* BEGIN *
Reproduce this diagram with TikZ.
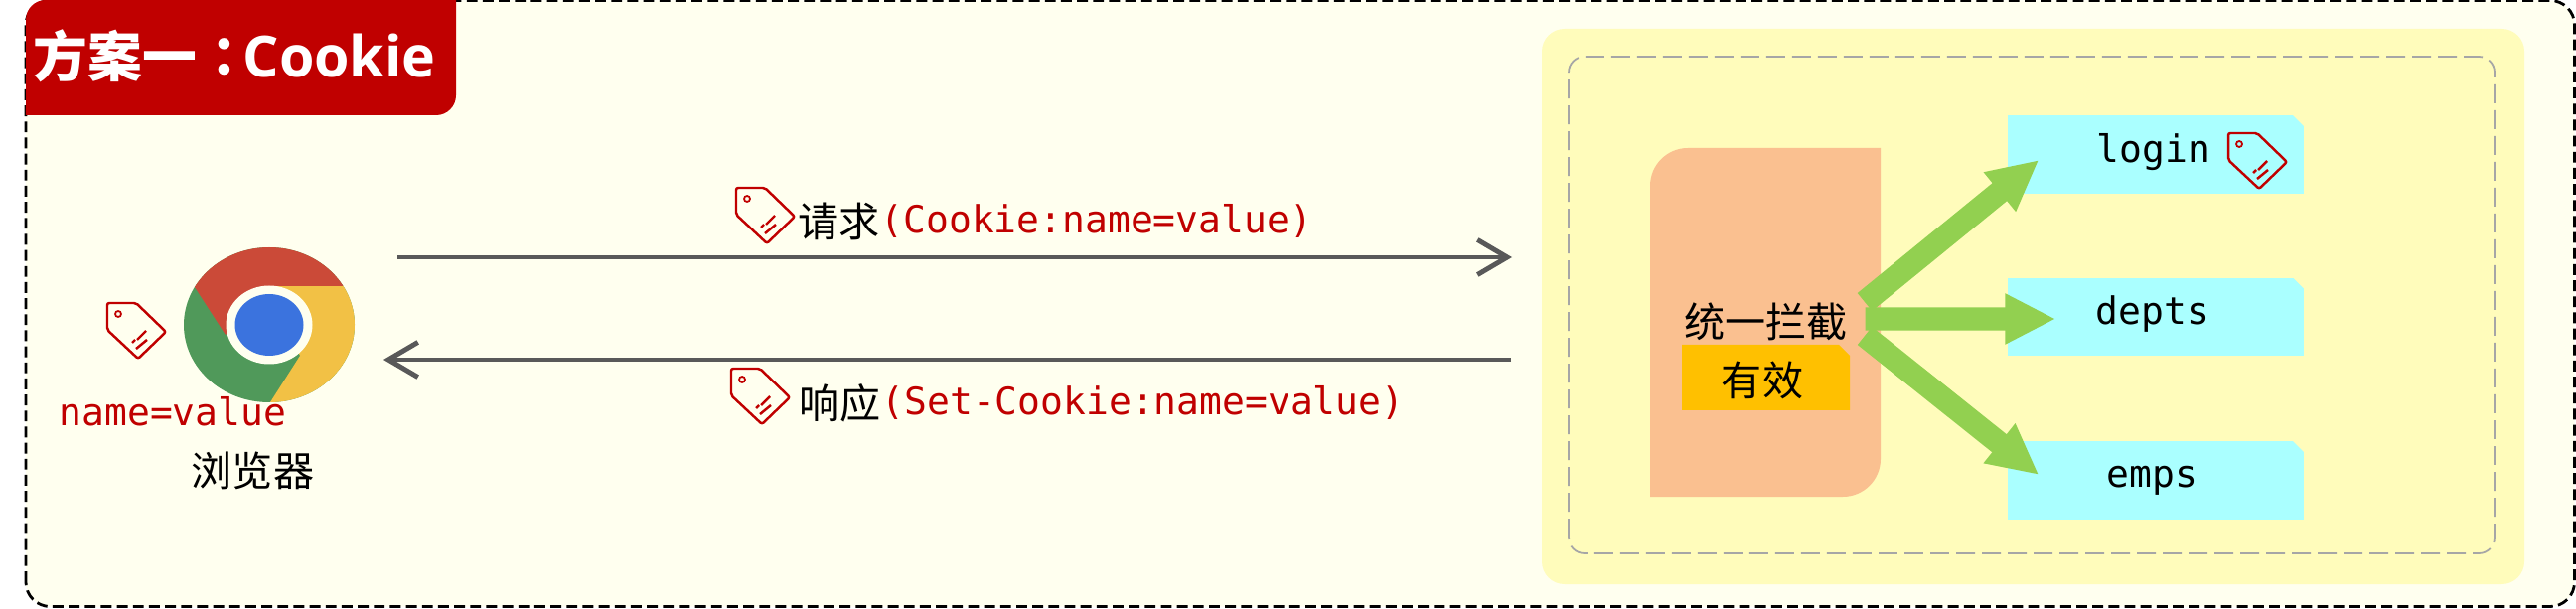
\documentclass[tikz,border=0pt]{standalone}
\usepackage{fontspec}
\usetikzlibrary{arrows.meta, positioning, calc}
\setmainfont{Noto Sans CJK SC}
\setmonofont{DejaVu Sans Mono}
\newfontfamily\titlefont{Open Sans}
\newfontfamily\colonfont{Noto Sans CJK TC}
\definecolor{paper}{HTML}{FFFFEF}
\definecolor{panel}{HTML}{FFFCBB}
\definecolor{crimson}{HTML}{C00000}
\definecolor{peach}{HTML}{FAC090}
\definecolor{amber}{HTML}{FFC000}
\definecolor{aqua}{HTML}{AAFFFF}
\definecolor{leaf}{HTML}{92D050}
\definecolor{graphite}{HTML}{595959}
\definecolor{chromered}{HTML}{CB4A38}
\definecolor{chromegold}{HTML}{F2C145}
\definecolor{chromegreen}{HTML}{50995A}
\definecolor{chromeblue}{HTML}{3B73DE}
\tikzset{
  cjk/.style={font=\fontsize{11.7}{12}\selectfont, inner sep=0pt, text=black},
  code/.style={font=\ttfamily\fontsize{10.8}{12}\selectfont, inner sep=0pt, text=crimson},
  apibox/.style={fill=aqua, minimum width=2.98cm, minimum height=0.785cm, inner sep=0pt},
  apilabel/.style={anchor=base west, inner sep=0pt, font=\ttfamily\fontsize{10.8}{12}\selectfont},
  callarrow/.style={-{Straight Barb[length=8.5pt,width=10pt]}, line width=1.4pt, draw=graphite},
  bigarrow/.style={-{Triangle[length=14.5pt,width=13.5pt]}, line width=6.6pt, draw=leaf},
  pics/pricetag/.style={code={
    \draw[crimson, line width=0.7pt, rounded corners=0.6pt]
      (0,0) -- (.29,0) -- (.59,-.29) -- (.31,-.56) -- (0,-.27) -- cycle;
    \draw[crimson, line width=0.5pt] (.11,-.11) circle (.03);
    \draw[crimson, line width=0.7pt]
      (.30,-.37) -- (.39,-.28)
      (.29,-.46) -- (.40,-.37)
      (.25,-.40) -- (.28,-.37);
  }},
}
\begin{document}
\begin{tikzpicture}[x=1cm,y=1cm]
  \useasboundingbox (0,0) rectangle (25.93,6.12);
  % frame and title
  \draw[fill=paper, draw=black, line width=0.8pt, dash pattern=on 3.1pt off 1.5pt, rounded corners=7pt]
    (.26,.015) rectangle (25.915,6.115);
  \fill[crimson] (.26,4.96) -- (4.39,4.96) arc (-90:0:.2) -- (4.59,6.12) -- (.46,6.12) arc (90:180:.2) -- cycle;
  \node[anchor=west, inner sep=0pt, text=white, font=\bfseries\fontsize{15.6}{16}\selectfont] (title) at (.33,5.56)
    {方案一{\colonfont ：}\kern-2.4pt{\titlefont\fontsize{16.3}{16}\selectfont Cookie}};

  % browser
  \coordinate (chrome) at (2.71,2.85);
  \fill[chromegreen] (chrome) ellipse (.86 and .78);
  \begin{scope}
    \clip (chrome) ellipse (.86 and .78);
    \fill[chromegold] (2.70,3.24) -- (3.75,3.24) -- (3.75,1.8) -- (2.72,2.07) -- (3.02,2.54) -- cycle;
    \fill[chromered] (2.27,2.75) -- (1.96,3.23) -- (1.7,3.8) -- (3.75,3.8) -- (3.45,3.24) -- (2.70,3.24) -- cycle;
  \end{scope}
  \fill[paper] (chrome) ellipse (.435 and .395);
  \fill[chromeblue] (chrome) ellipse (.345 and .31);
  \pic at (1.08,3.07) {pricetag};
  \node[code, anchor=base west] (cookieval) at (.59,1.83) {name=value};
  \node[cjk, anchor=center] (browser) at (2.545,1.38) {浏览器};

  % server side
  \fill[panel, rounded corners=6.5pt] (15.52,.24) rectangle (25.41,5.83);
  \draw[draw=black!35, line width=0.5pt, dash pattern=on 5.4pt off 2pt, rounded corners=4.5pt]
    (15.79,.55) rectangle (25.11,5.55);
  \fill[peach] (16.61,1.12) -- (18.55,1.12) arc (-90:0:.38) -- (18.93,4.63) -- (16.99,4.63) arc (90:180:.38) -- cycle;
  \node[cjk] (guard) at (17.775,2.88) {统一拦截};
  \fill[amber] (16.93,1.99) -- (18.62,1.99) -- (18.62,2.54) -- (18.51,2.65) -- (16.93,2.65) -- cycle;
  \node[cjk] (valid) at (17.74,2.29) {有效};

  \node[apibox] (login) at (21.70,4.565) {};
  \node[apibox] (depts) at (21.70,2.93) {};
  \node[apibox] (emps) at (21.70,1.285) {};
  \foreach \api/\bx/\by in {login/21.10/4.48, depts/21.09/2.85, emps/21.20/1.21} {
    \fill[panel] ($(\api.north east)+(-.12,0)$) -- (\api.north east) -- ($(\api.north east)+(0,-.12)$) -- cycle;
    \node[apilabel] (\api text) at (\bx,\by) {\api};
  }
  \pic at (22.43,4.78) {pricetag};

  \coordinate (hubtop) at (18.77,3.08);
  \coordinate (hubmid) at (18.775,2.91);
  \coordinate (hubbot) at (18.77,2.74);
  \coordinate (logintip) at ($(login.west)+(.32,-.055)$);
  \coordinate (deptstip) at ($(depts.west)+(.49,-.02)$);
  \coordinate (empstip) at ($(emps.west)+(.32,.055)$);
  \draw[bigarrow] (hubtop) -- (logintip);
  \draw[bigarrow] (hubbot) -- (empstip);
  \draw[bigarrow] (hubmid) -- (deptstip);

  % request and response
  \coordinate (reqfrom) at (4.00,3.53);
  \coordinate (reqto) at (15.22,3.53);
  \coordinate (respfrom) at (15.21,2.50);
  \coordinate (respto) at (3.86,2.50);
  \draw[callarrow] (reqfrom) -- (reqto);
  \draw[callarrow] (respfrom) -- (respto);
  \pic at (7.41,4.23) {pricetag};
  \node[cjk, anchor=west] (reqcn) at (8.03,3.89) {请求};
  \node[code, anchor=west] (reqcode) at (8.86,3.90) {(Cookie:name=value)};
  \pic at (7.36,2.41) {pricetag};
  \node[cjk, anchor=west] (respcn) at (8.04,2.06) {响应};
  \node[code, anchor=west] (respcode) at (8.87,2.07) {(Set-Cookie:name=value)};
\end{tikzpicture}
\end{document}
* END *
Required task:
Your copy of the data should match it exactly, except that pictures are left out.

Complete output:
Reproduce this diagram with TikZ.
\documentclass[tikz,border=0pt]{standalone}
\usepackage{fontspec}
\usetikzlibrary{arrows.meta, positioning, calc}
\setmainfont{Noto Sans CJK SC}
\setmonofont{DejaVu Sans Mono}
\newfontfamily\titlefont{Open Sans}
\newfontfamily\colonfont{Noto Sans CJK TC}
\definecolor{paper}{HTML}{FFFFEF}
\definecolor{panel}{HTML}{FFFCBB}
\definecolor{crimson}{HTML}{C00000}
\definecolor{peach}{HTML}{FAC090}
\definecolor{amber}{HTML}{FFC000}
\definecolor{aqua}{HTML}{AAFFFF}
\definecolor{leaf}{HTML}{92D050}
\definecolor{graphite}{HTML}{595959}
\definecolor{chromered}{HTML}{CB4A38}
\definecolor{chromegold}{HTML}{F2C145}
\definecolor{chromegreen}{HTML}{50995A}
\definecolor{chromeblue}{HTML}{3B73DE}
\tikzset{
  cjk/.style={font=\fontsize{11.7}{12}\selectfont, inner sep=0pt, text=black},
  code/.style={font=\ttfamily\fontsize{10.8}{12}\selectfont, inner sep=0pt, text=crimson},
  apibox/.style={fill=aqua, minimum width=2.98cm, minimum height=0.785cm, inner sep=0pt},
  apilabel/.style={anchor=base west, inner sep=0pt, font=\ttfamily\fontsize{10.8}{12}\selectfont},
  callarrow/.style={-{Straight Barb[length=8.5pt,width=10pt]}, line width=1.4pt, draw=graphite},
  bigarrow/.style={-{Triangle[length=14.5pt,width=13.5pt]}, line width=6.6pt, draw=leaf},
  pics/pricetag/.style={code={
    \draw[crimson, line width=0.7pt, rounded corners=0.6pt]
      (0,0) -- (.29,0) -- (.59,-.29) -- (.31,-.56) -- (0,-.27) -- cycle;
    \draw[crimson, line width=0.5pt] (.11,-.11) circle (.03);
    \draw[crimson, line width=0.7pt]
      (.30,-.37) -- (.39,-.28)
      (.29,-.46) -- (.40,-.37)
      (.25,-.40) -- (.28,-.37);
  }},
}
\begin{document}
\begin{tikzpicture}[x=1cm,y=1cm]
  \useasboundingbox (0,0) rectangle (25.93,6.12);
  % frame and title
  \draw[fill=paper, draw=black, line width=0.8pt, dash pattern=on 3.1pt off 1.5pt, rounded corners=7pt]
    (.26,.015) rectangle (25.915,6.115);
  \fill[crimson] (.26,4.96) -- (4.39,4.96) arc (-90:0:.2) -- (4.59,6.12) -- (.46,6.12) arc (90:180:.2) -- cycle;
  \node[anchor=west, inner sep=0pt, text=white, font=\bfseries\fontsize{15.6}{16}\selectfont] (title) at (.33,5.56)
    {方案一{\colonfont ：}\kern-2.4pt{\titlefont\fontsize{16.3}{16}\selectfont Cookie}};

  % browser
  \coordinate (chrome) at (2.71,2.85);
  \fill[chromegreen] (chrome) ellipse (.86 and .78);
  \begin{scope}
    \clip (chrome) ellipse (.86 and .78);
    \fill[chromegold] (2.70,3.24) -- (3.75,3.24) -- (3.75,1.8) -- (2.72,2.07) -- (3.02,2.54) -- cycle;
    \fill[chromered] (2.27,2.75) -- (1.96,3.23) -- (1.7,3.8) -- (3.75,3.8) -- (3.45,3.24) -- (2.70,3.24) -- cycle;
  \end{scope}
  \fill[paper] (chrome) ellipse (.435 and .395);
  \fill[chromeblue] (chrome) ellipse (.345 and .31);
  \pic at (1.08,3.07) {pricetag};
  \node[code, anchor=base west] (cookieval) at (.59,1.83) {name=value};
  \node[cjk, anchor=center] (browser) at (2.545,1.38) {浏览器};

  % server side
  \fill[panel, rounded corners=6.5pt] (15.52,.24) rectangle (25.41,5.83);
  \draw[draw=black!35, line width=0.5pt, dash pattern=on 5.4pt off 2pt, rounded corners=4.5pt]
    (15.79,.55) rectangle (25.11,5.55);
  \fill[peach] (16.61,1.12) -- (18.55,1.12) arc (-90:0:.38) -- (18.93,4.63) -- (16.99,4.63) arc (90:180:.38) -- cycle;
  \node[cjk] (guard) at (17.775,2.88) {统一拦截};
  \fill[amber] (16.93,1.99) -- (18.62,1.99) -- (18.62,2.54) -- (18.51,2.65) -- (16.93,2.65) -- cycle;
  \node[cjk] (valid) at (17.74,2.29) {有效};

  \node[apibox] (login) at (21.70,4.565) {};
  \node[apibox] (depts) at (21.70,2.93) {};
  \node[apibox] (emps) at (21.70,1.285) {};
  \foreach \api/\bx/\by in {login/21.10/4.48, depts/21.09/2.85, emps/21.20/1.21} {
    \fill[panel] ($(\api.north east)+(-.12,0)$) -- (\api.north east) -- ($(\api.north east)+(0,-.12)$) -- cycle;
    \node[apilabel] (\api text) at (\bx,\by) {\api};
  }
  \pic at (22.43,4.78) {pricetag};

  \coordinate (hubtop) at (18.77,3.08);
  \coordinate (hubmid) at (18.775,2.91);
  \coordinate (hubbot) at (18.77,2.74);
  \coordinate (logintip) at ($(login.west)+(.32,-.055)$);
  \coordinate (deptstip) at ($(depts.west)+(.49,-.02)$);
  \coordinate (empstip) at ($(emps.west)+(.32,.055)$);
  \draw[bigarrow] (hubtop) -- (logintip);
  \draw[bigarrow] (hubbot) -- (empstip);
  \draw[bigarrow] (hubmid) -- (deptstip);

  % request and response
  \coordinate (reqfrom) at (4.00,3.53);
  \coordinate (reqto) at (15.22,3.53);
  \coordinate (respfrom) at (15.21,2.50);
  \coordinate (respto) at (3.86,2.50);
  \draw[callarrow] (reqfrom) -- (reqto);
  \draw[callarrow] (respfrom) -- (respto);
  \pic at (7.41,4.23) {pricetag};
  \node[cjk, anchor=west] (reqcn) at (8.03,3.89) {请求};
  \node[code, anchor=west] (reqcode) at (8.86,3.90) {(Cookie:name=value)};
  \pic at (7.36,2.41) {pricetag};
  \node[cjk, anchor=west] (respcn) at (8.04,2.06) {响应};
  \node[code, anchor=west] (respcode) at (8.87,2.07) {(Set-Cookie:name=value)};
\end{tikzpicture}
\end{document}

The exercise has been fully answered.